Job: Write out all the entries word for word and omit any pictures.

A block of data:
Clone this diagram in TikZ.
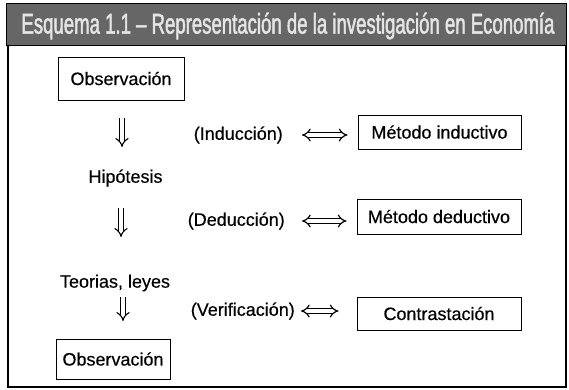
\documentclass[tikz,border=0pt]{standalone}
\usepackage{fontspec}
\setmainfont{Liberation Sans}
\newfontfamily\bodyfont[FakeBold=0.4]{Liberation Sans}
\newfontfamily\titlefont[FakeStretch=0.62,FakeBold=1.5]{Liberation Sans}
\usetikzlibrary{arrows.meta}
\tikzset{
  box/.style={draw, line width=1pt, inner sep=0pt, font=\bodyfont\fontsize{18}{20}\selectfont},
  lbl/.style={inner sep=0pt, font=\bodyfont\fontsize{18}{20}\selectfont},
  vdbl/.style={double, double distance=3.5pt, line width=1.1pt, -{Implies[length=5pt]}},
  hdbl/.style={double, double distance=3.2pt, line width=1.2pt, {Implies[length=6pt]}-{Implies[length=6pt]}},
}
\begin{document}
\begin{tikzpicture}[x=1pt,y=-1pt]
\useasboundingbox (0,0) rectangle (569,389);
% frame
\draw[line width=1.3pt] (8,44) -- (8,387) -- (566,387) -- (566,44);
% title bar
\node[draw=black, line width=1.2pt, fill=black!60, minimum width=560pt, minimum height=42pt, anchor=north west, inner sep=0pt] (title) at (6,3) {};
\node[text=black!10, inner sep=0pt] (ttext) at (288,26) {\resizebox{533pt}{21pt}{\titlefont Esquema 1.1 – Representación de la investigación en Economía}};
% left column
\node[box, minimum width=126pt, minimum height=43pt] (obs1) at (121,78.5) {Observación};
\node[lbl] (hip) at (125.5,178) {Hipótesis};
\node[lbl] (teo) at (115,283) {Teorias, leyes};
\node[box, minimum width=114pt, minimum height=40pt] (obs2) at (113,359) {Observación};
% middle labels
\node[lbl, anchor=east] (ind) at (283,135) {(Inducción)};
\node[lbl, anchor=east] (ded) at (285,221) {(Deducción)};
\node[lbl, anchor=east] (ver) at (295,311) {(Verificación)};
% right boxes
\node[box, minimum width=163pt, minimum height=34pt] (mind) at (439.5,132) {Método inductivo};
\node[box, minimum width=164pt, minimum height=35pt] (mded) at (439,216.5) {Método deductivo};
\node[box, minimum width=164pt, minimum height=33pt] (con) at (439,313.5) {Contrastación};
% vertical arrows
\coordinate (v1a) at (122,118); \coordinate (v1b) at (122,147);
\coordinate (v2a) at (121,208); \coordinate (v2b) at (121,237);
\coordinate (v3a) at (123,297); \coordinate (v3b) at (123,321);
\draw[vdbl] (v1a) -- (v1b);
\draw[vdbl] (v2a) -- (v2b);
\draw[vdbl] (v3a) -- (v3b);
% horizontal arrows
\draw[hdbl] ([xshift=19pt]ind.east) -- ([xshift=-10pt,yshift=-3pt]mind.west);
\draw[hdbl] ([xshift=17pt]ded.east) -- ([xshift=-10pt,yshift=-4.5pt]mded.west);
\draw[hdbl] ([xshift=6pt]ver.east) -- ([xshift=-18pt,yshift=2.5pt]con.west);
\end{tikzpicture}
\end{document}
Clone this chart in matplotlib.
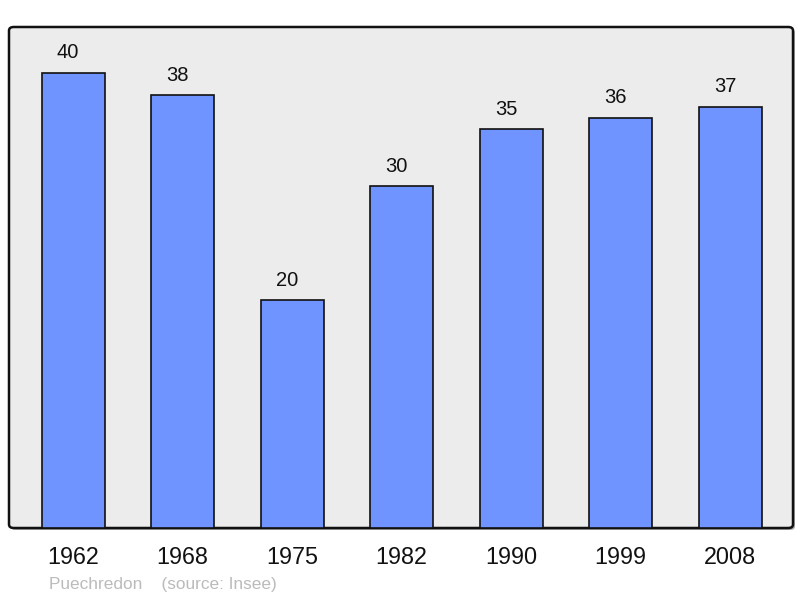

Finished exercise:
Clone this diagram in TikZ.
\documentclass[tikz,border=0pt]{standalone}
\usepackage{fontspec}
\setmainfont{Liberation Sans}
\newfontfamily\bodyfont[FakeBold=0.4]{Liberation Sans}
\newfontfamily\titlefont[FakeStretch=0.62,FakeBold=1.5]{Liberation Sans}
\usetikzlibrary{arrows.meta}
\tikzset{
  box/.style={draw, line width=1pt, inner sep=0pt, font=\bodyfont\fontsize{18}{20}\selectfont},
  lbl/.style={inner sep=0pt, font=\bodyfont\fontsize{18}{20}\selectfont},
  vdbl/.style={double, double distance=3.5pt, line width=1.1pt, -{Implies[length=5pt]}},
  hdbl/.style={double, double distance=3.2pt, line width=1.2pt, {Implies[length=6pt]}-{Implies[length=6pt]}},
}
\begin{document}
\begin{tikzpicture}[x=1pt,y=-1pt]
\useasboundingbox (0,0) rectangle (569,389);
% frame
\draw[line width=1.3pt] (8,44) -- (8,387) -- (566,387) -- (566,44);
% title bar
\node[draw=black, line width=1.2pt, fill=black!60, minimum width=560pt, minimum height=42pt, anchor=north west, inner sep=0pt] (title) at (6,3) {};
\node[text=black!10, inner sep=0pt] (ttext) at (288,26) {\resizebox{533pt}{21pt}{\titlefont Esquema 1.1 – Representación de la investigación en Economía}};
% left column
\node[box, minimum width=126pt, minimum height=43pt] (obs1) at (121,78.5) {Observación};
\node[lbl] (hip) at (125.5,178) {Hipótesis};
\node[lbl] (teo) at (115,283) {Teorias, leyes};
\node[box, minimum width=114pt, minimum height=40pt] (obs2) at (113,359) {Observación};
% middle labels
\node[lbl, anchor=east] (ind) at (283,135) {(Inducción)};
\node[lbl, anchor=east] (ded) at (285,221) {(Deducción)};
\node[lbl, anchor=east] (ver) at (295,311) {(Verificación)};
% right boxes
\node[box, minimum width=163pt, minimum height=34pt] (mind) at (439.5,132) {Método inductivo};
\node[box, minimum width=164pt, minimum height=35pt] (mded) at (439,216.5) {Método deductivo};
\node[box, minimum width=164pt, minimum height=33pt] (con) at (439,313.5) {Contrastación};
% vertical arrows
\coordinate (v1a) at (122,118); \coordinate (v1b) at (122,147);
\coordinate (v2a) at (121,208); \coordinate (v2b) at (121,237);
\coordinate (v3a) at (123,297); \coordinate (v3b) at (123,321);
\draw[vdbl] (v1a) -- (v1b);
\draw[vdbl] (v2a) -- (v2b);
\draw[vdbl] (v3a) -- (v3b);
% horizontal arrows
\draw[hdbl] ([xshift=19pt]ind.east) -- ([xshift=-10pt,yshift=-3pt]mind.west);
\draw[hdbl] ([xshift=17pt]ded.east) -- ([xshift=-10pt,yshift=-4.5pt]mded.west);
\draw[hdbl] ([xshift=6pt]ver.east) -- ([xshift=-18pt,yshift=2.5pt]con.west);
\end{tikzpicture}
\end{document}
Clone this chart in matplotlib.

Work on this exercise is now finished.